Messy methodology design

Hello everybody,

Let's see if I can sum up the problems I'm facing in a study I am working in since I'm quite new to statistics and thigs are getting a bit messy to me. Hopefully you can help me out.

I want to study the specificity and sensitivity of a test that aims to classify a list of words. The test is based on using 2 dictionaries (one is for specialized terms and the other one is of general language). There are 4 possible categories for a given word according to the existence of an entry for such term in the dictionaries:

A) Specialized term
B) Non-specialized term
C) Semi-specialized term
D) "Special term"

In the literature there are many types of tests that work similarly to this analysis, but as far as I know there is no gold standard test. However, expert-based classifications can be considered a gold standard. Given this fact, I have designed a specific methodology to compare the dictionary-based classification with a "good gold standard" based on the opinion of two experts (I say "good" as opposed to a classification based on the opinion of a single expert, which would be a "bad gold standard"). It goes as follows:

1. I get an initial list of 500 words.
2. I apply the "dictionary-based test" to the list.
3. Because it is hardly manageable to classify all the 500 words in the following steps, I pick up 15 words from each of the four categories (I do this to avoid the possibility of obtaining very assimetrical distributions). Thus I get a 60-word list.
4. I use the 60-word list as a basis for the "expert-based classification". There are 2 independent experts that classify each word in one of the four categories above-mentioned (with specific instructions for each category).
5. I apply a Cohen's kappa test to test the inter-raters reliability (there is a good agreement). Then, the two raters decide to classify the terms where discrepancies had been found into a final category. Therefore I get the wished "good gold standard list".
6. I compare the dictionary-based classification with the gold standard test to study its sensitivity and specificity.
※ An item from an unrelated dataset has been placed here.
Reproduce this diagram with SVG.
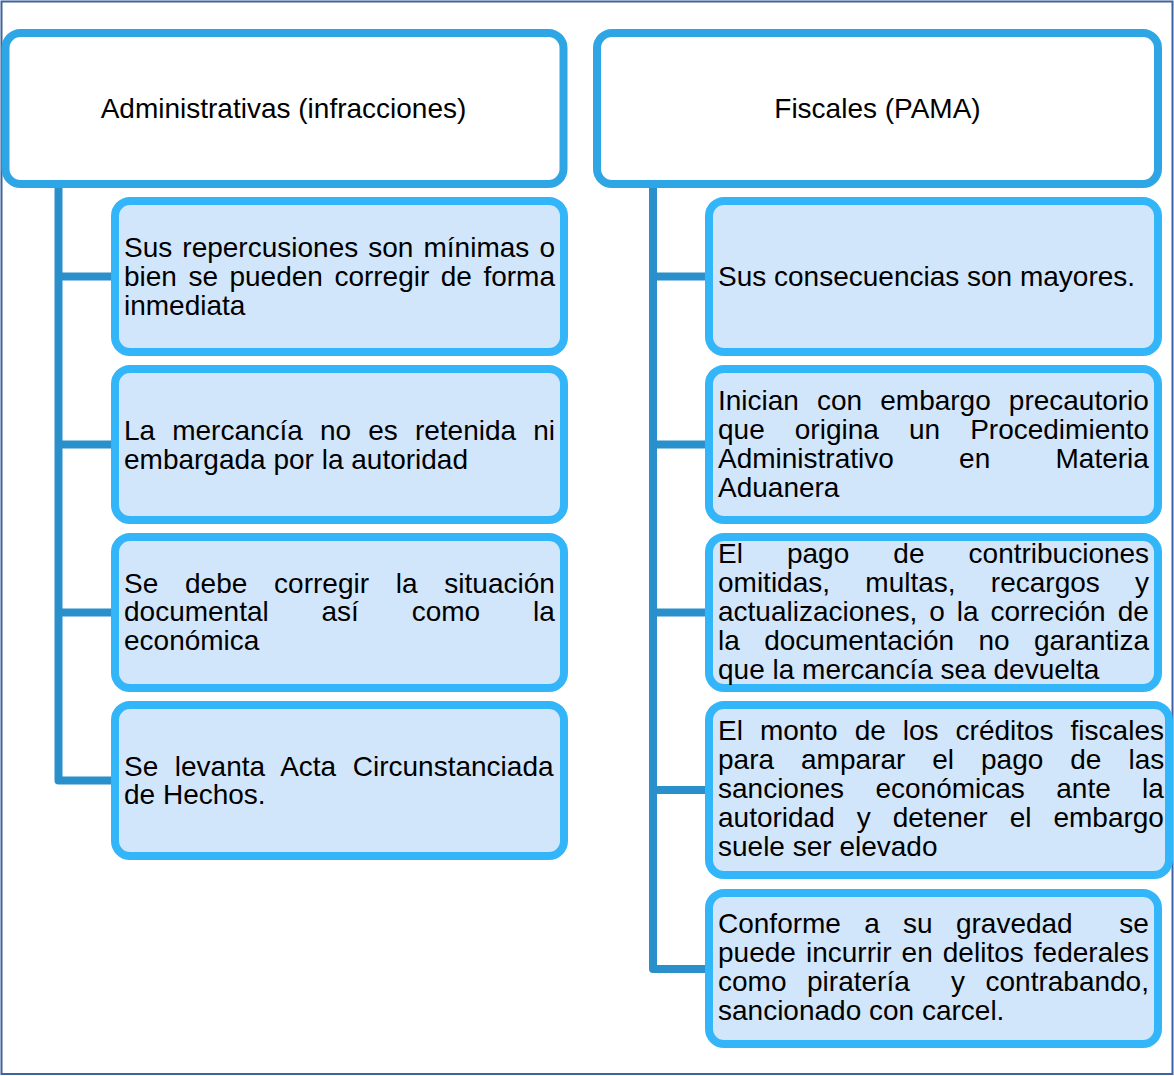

As you can see this is a bit of a mess (at least to me) and I have several concerns at this point:

1. The most important one: is this technically correct? Or there is no way this could be done because of some statistical/research rule that I ignore?

2. I chose 15 words from each category because I saw a similar study which used the same amount of words. However, is there any way to establish the exact number of words that I should pick for statistical consistency?

3. Is it correct to use the 60-word list that was obtained with 15 words from each category from the dictionary-based analysis? As I have mentioned, I did this rather than randomizing 60 words from the 500-word list to obtain a balanced/representative amount of each category (i.e. to avoid getting 30 words from the "specialized term" category and 2 words from the "special term" category). My concern about this point is that it seems a bit weird to me that I first use a list based on the test I want to study.

Assuming that the previous steps were correct:

7. What would be the best method to study the specificity and sensitivity of my test? In other words, can I make 4 different crossed tables (one for each category) so that I get a value of Sensitivity/Specificity for each of them? Or should I rather make one single table to study the general value of sensitivity and specificity of the whole test?

I hope I could explained myself properly since English is not my first language and statistics is not a field I'm familiar with. If you need further information please let me know. Thank you very much in advance.


TS Contributor
I would give the 15 word list to the experts at least twice ( after a suitable period to have them dorget the original decision) to to get an idea if the consistency of the decision. There is no point in trying to get an agreement between the experts if they are inconsistent in the first place.

Thanks for your help, rogojel. I haven't thought about the necessity of testing intraobservers' consistency so I will do what you said. In your opinion, is the rest of the design acceptable?